## begin

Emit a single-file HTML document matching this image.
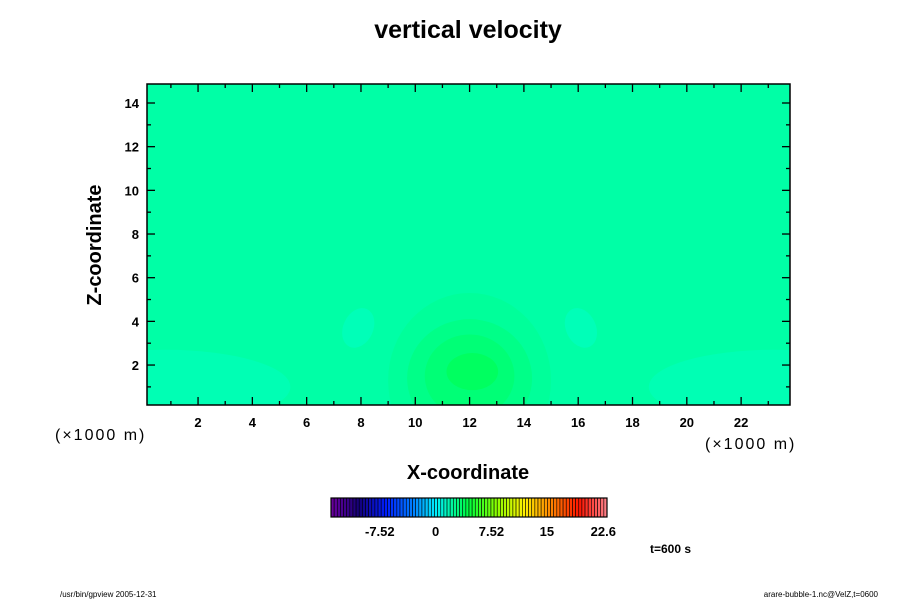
<!DOCTYPE html>
<html><head><meta charset="utf-8">
<style>
body{margin:0;background:#fff;}
svg{display:block;font-family:"Liberation Sans",sans-serif;}
</style></head>
<body>
<svg id="c" width="900" height="600" viewBox="0 0 900 600">
<text x="468" y="38" font-size="25" font-weight="bold" text-anchor="middle">vertical velocity</text>
<text x="468" y="479" font-size="20" font-weight="bold" text-anchor="middle">X-coordinate</text>
<text transform="translate(101,245) rotate(-90)" font-size="20" font-weight="bold" text-anchor="middle">Z-coordinate</text>
<text x="55" y="440" font-size="16" letter-spacing="2">(×1000 m)</text>
<text x="705" y="449" font-size="16" letter-spacing="2">(×1000 m)</text>
<text x="650" y="553" font-size="12" font-weight="bold">t=600 s</text>
<text x="60" y="597" font-size="8">/usr/bin/gpview 2005-12-31</text>
<text x="878" y="597" font-size="8" text-anchor="end">arare-bubble-1.nc@VelZ,t=0600</text>
<g id="plot"></g>
<g id="cbar"></g>
</svg>
<script>
// contour regions (data units): x-centre, z-centre, x-radius, z-radius, fill
const contourNames=['left-low','right-low','left-blob','right-blob','bubble-1','bubble-2','bubble-3','bubble-core'];
const contourX=[0.8,23.2,7.9,16.1,12.0,12.0,12.0,12.1];
const contourZ=[1.0,1.0,3.7,3.7,1.3,1.4,1.5,1.7];
const contourRX=[4.6,4.6,0.55,0.55,3.0,2.3,1.65,0.95];
const contourRZ=[1.7,1.7,0.95,0.95,4.0,2.7,1.9,0.85];
const contourFill=['#00ffb4','#00ffb4','#00ffb8','#00ffb8','#00ff9a','#00ff88','#00ff76','#00ff60'];
const xTicks=[2,4,6,8,10,12,14,16,18,20,22];
const zTicks=[2,4,6,8,10,12,14];
const cbLabels=[-7.52,0,7.52,15,22.6];
const cbMin=-14.1, cbMax=23.1, cbCount=88;

const NS='http://www.w3.org/2000/svg';
const L=147,R=790,T=84,B=405;
const x0=0.12,x1=23.8,z0=0.17,z1=14.87;
const sx=v=>L+(v-x0)/(x1-x0)*(R-L);
const sz=v=>B-(v-z0)/(z1-z0)*(B-T);
function mk(tag,at,parent){const e=document.createElementNS(NS,tag);for(const k in at)e.setAttribute(k,at[k]);parent.appendChild(e);return e;}
const plot=document.getElementById('plot');
const defs=mk('defs',{},plot);
const cp=mk('clipPath',{id:'clip'},defs);
mk('rect',{x:L,y:T,width:R-L,height:B-T},cp);
let bg=mk('rect',{x:L,y:T,width:R-L,height:B-T,fill:'#00ffa6'},plot);


const cg=mk('g',{'clip-path':'url(#clip)'},plot);
for(let i=0;i<contourX.length;i++){
  const cx=sx(contourX[i]),cy=sz(contourZ[i]);
  const rx=sx(contourX[i]+contourRX[i])-cx, ry=cy-sz(contourZ[i]+contourRZ[i]);
  const e=mk('ellipse',{cx:cx,cy:cy,rx:rx,ry:ry,fill:contourFill[i]},cg);
  if(i==2)e.setAttribute('transform','rotate(25 '+cx+' '+cy+')');
  if(i==3)e.setAttribute('transform','rotate(-25 '+cx+' '+cy+')');
  
  
}
let fr=mk('rect',{x:L,y:T,width:R-L,height:B-T,fill:'none',stroke:'#000','stroke-width':1.5},plot);


const tk=mk('g',{stroke:'#000','stroke-width':1.3},plot);
for(let v=1;v<=23;v++){const X=sx(v),len=v%2==0?8:4;
  mk('line',{x1:X,y1:B,x2:X,y2:B-len},tk);mk('line',{x1:X,y1:T,x2:X,y2:T+len},tk);}
for(let v=1;v<=14;v++){const Y=sz(v),len=v%2==0?8:4;
  mk('line',{x1:L,y1:Y,x2:L+len,y2:Y},tk);mk('line',{x1:R,y1:Y,x2:R-len,y2:Y},tk);}
xTicks.forEach(v=>{const t=mk('text',{x:sx(v),y:B+22,'font-size':13,'font-weight':'bold','text-anchor':'middle'},plot);t.textContent=v;
  
  });
zTicks.forEach(v=>{const t=mk('text',{x:L-8,y:sz(v)+5,'font-size':13,'font-weight':'bold','text-anchor':'end'},plot);t.textContent=v;
  
  });
// colorbar
const cb=document.getElementById('cbar');
const CL=331,CR=607,CT=498,CB=517;
const cx=v=>CL+(v-cbMin)/(cbMax-cbMin)*(CR-CL);
const stops=[[0,[110,0,160]],[0.1,[20,0,120]],[0.2,[0,30,255]],[0.3,[0,130,255]],[0.38,[0,240,255]],[0.5,[0,255,60]],[0.6,[140,255,0]],[0.7,[255,240,0]],[0.8,[255,130,0]],[0.9,[255,20,0]],[1,[255,130,140]]];
function col(f){for(let i=1;i<stops.length;i++){if(f<=stops[i][0]){const a=stops[i-1],b=stops[i],t=(f-a[0])/(b[0]-a[0]);return 'rgb('+a[1].map((c,j)=>Math.round(c+(b[1][j]-c)*t)).join(',')+')';}}return 'rgb(255,130,140)';}
const w=(CR-CL)/cbCount;
for(let i=0;i<cbCount;i++){const r=mk('rect',{x:CL+i*w,y:CT,width:w,height:CB-CT,fill:col((i+0.5)/cbCount),stroke:'#000','stroke-width':0.6},cb);
  
  }
mk('rect',{x:CL,y:CT,width:CR-CL,height:CB-CT,fill:'none',stroke:'#000','stroke-width':1.2},cb);
cbLabels.forEach(v=>{const t=mk('text',{x:cx(v),y:536,'font-size':13,'font-weight':'bold','text-anchor':'middle'},cb);t.textContent=v;
  
  });
</script>
</body></html>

## end

— Exercise details —
Print out the material word for word, omitting the pictures.

— The completed task —
Emit a single-file HTML document matching this image.
<!DOCTYPE html>
<html><head><meta charset="utf-8">
<style>
body{margin:0;background:#fff;}
svg{display:block;font-family:"Liberation Sans",sans-serif;}
</style></head>
<body>
<svg id="c" width="900" height="600" viewBox="0 0 900 600">
<text x="468" y="38" font-size="25" font-weight="bold" text-anchor="middle">vertical velocity</text>
<text x="468" y="479" font-size="20" font-weight="bold" text-anchor="middle">X-coordinate</text>
<text transform="translate(101,245) rotate(-90)" font-size="20" font-weight="bold" text-anchor="middle">Z-coordinate</text>
<text x="55" y="440" font-size="16" letter-spacing="2">(×1000 m)</text>
<text x="705" y="449" font-size="16" letter-spacing="2">(×1000 m)</text>
<text x="650" y="553" font-size="12" font-weight="bold">t=600 s</text>
<text x="60" y="597" font-size="8">/usr/bin/gpview 2005-12-31</text>
<text x="878" y="597" font-size="8" text-anchor="end">arare-bubble-1.nc@VelZ,t=0600</text>
<g id="plot"></g>
<g id="cbar"></g>
</svg>
<script>
// contour regions (data units): x-centre, z-centre, x-radius, z-radius, fill
const contourNames=['left-low','right-low','left-blob','right-blob','bubble-1','bubble-2','bubble-3','bubble-core'];
const contourX=[0.8,23.2,7.9,16.1,12.0,12.0,12.0,12.1];
const contourZ=[1.0,1.0,3.7,3.7,1.3,1.4,1.5,1.7];
const contourRX=[4.6,4.6,0.55,0.55,3.0,2.3,1.65,0.95];
const contourRZ=[1.7,1.7,0.95,0.95,4.0,2.7,1.9,0.85];
const contourFill=['#00ffb4','#00ffb4','#00ffb8','#00ffb8','#00ff9a','#00ff88','#00ff76','#00ff60'];
const xTicks=[2,4,6,8,10,12,14,16,18,20,22];
const zTicks=[2,4,6,8,10,12,14];
const cbLabels=[-7.52,0,7.52,15,22.6];
const cbMin=-14.1, cbMax=23.1, cbCount=88;

const NS='http://www.w3.org/2000/svg';
const L=147,R=790,T=84,B=405;
const x0=0.12,x1=23.8,z0=0.17,z1=14.87;
const sx=v=>L+(v-x0)/(x1-x0)*(R-L);
const sz=v=>B-(v-z0)/(z1-z0)*(B-T);
function mk(tag,at,parent){const e=document.createElementNS(NS,tag);for(const k in at)e.setAttribute(k,at[k]);parent.appendChild(e);return e;}
const plot=document.getElementById('plot');
const defs=mk('defs',{},plot);
const cp=mk('clipPath',{id:'clip'},defs);
mk('rect',{x:L,y:T,width:R-L,height:B-T},cp);
let bg=mk('rect',{x:L,y:T,width:R-L,height:B-T,fill:'#00ffa6'},plot);


const cg=mk('g',{'clip-path':'url(#clip)'},plot);
for(let i=0;i<contourX.length;i++){
  const cx=sx(contourX[i]),cy=sz(contourZ[i]);
  const rx=sx(contourX[i]+contourRX[i])-cx, ry=cy-sz(contourZ[i]+contourRZ[i]);
  const e=mk('ellipse',{cx:cx,cy:cy,rx:rx,ry:ry,fill:contourFill[i]},cg);
  if(i==2)e.setAttribute('transform','rotate(25 '+cx+' '+cy+')');
  if(i==3)e.setAttribute('transform','rotate(-25 '+cx+' '+cy+')');
  
  
}
let fr=mk('rect',{x:L,y:T,width:R-L,height:B-T,fill:'none',stroke:'#000','stroke-width':1.5},plot);


const tk=mk('g',{stroke:'#000','stroke-width':1.3},plot);
for(let v=1;v<=23;v++){const X=sx(v),len=v%2==0?8:4;
  mk('line',{x1:X,y1:B,x2:X,y2:B-len},tk);mk('line',{x1:X,y1:T,x2:X,y2:T+len},tk);}
for(let v=1;v<=14;v++){const Y=sz(v),len=v%2==0?8:4;
  mk('line',{x1:L,y1:Y,x2:L+len,y2:Y},tk);mk('line',{x1:R,y1:Y,x2:R-len,y2:Y},tk);}
xTicks.forEach(v=>{const t=mk('text',{x:sx(v),y:B+22,'font-size':13,'font-weight':'bold','text-anchor':'middle'},plot);t.textContent=v;
  
  });
zTicks.forEach(v=>{const t=mk('text',{x:L-8,y:sz(v)+5,'font-size':13,'font-weight':'bold','text-anchor':'end'},plot);t.textContent=v;
  
  });
// colorbar
const cb=document.getElementById('cbar');
const CL=331,CR=607,CT=498,CB=517;
const cx=v=>CL+(v-cbMin)/(cbMax-cbMin)*(CR-CL);
const stops=[[0,[110,0,160]],[0.1,[20,0,120]],[0.2,[0,30,255]],[0.3,[0,130,255]],[0.38,[0,240,255]],[0.5,[0,255,60]],[0.6,[140,255,0]],[0.7,[255,240,0]],[0.8,[255,130,0]],[0.9,[255,20,0]],[1,[255,130,140]]];
function col(f){for(let i=1;i<stops.length;i++){if(f<=stops[i][0]){const a=stops[i-1],b=stops[i],t=(f-a[0])/(b[0]-a[0]);return 'rgb('+a[1].map((c,j)=>Math.round(c+(b[1][j]-c)*t)).join(',')+')';}}return 'rgb(255,130,140)';}
const w=(CR-CL)/cbCount;
for(let i=0;i<cbCount;i++){const r=mk('rect',{x:CL+i*w,y:CT,width:w,height:CB-CT,fill:col((i+0.5)/cbCount),stroke:'#000','stroke-width':0.6},cb);
  
  }
mk('rect',{x:CL,y:CT,width:CR-CL,height:CB-CT,fill:'none',stroke:'#000','stroke-width':1.2},cb);
cbLabels.forEach(v=>{const t=mk('text',{x:cx(v),y:536,'font-size':13,'font-weight':'bold','text-anchor':'middle'},cb);t.textContent=v;
  
  });
</script>
</body></html>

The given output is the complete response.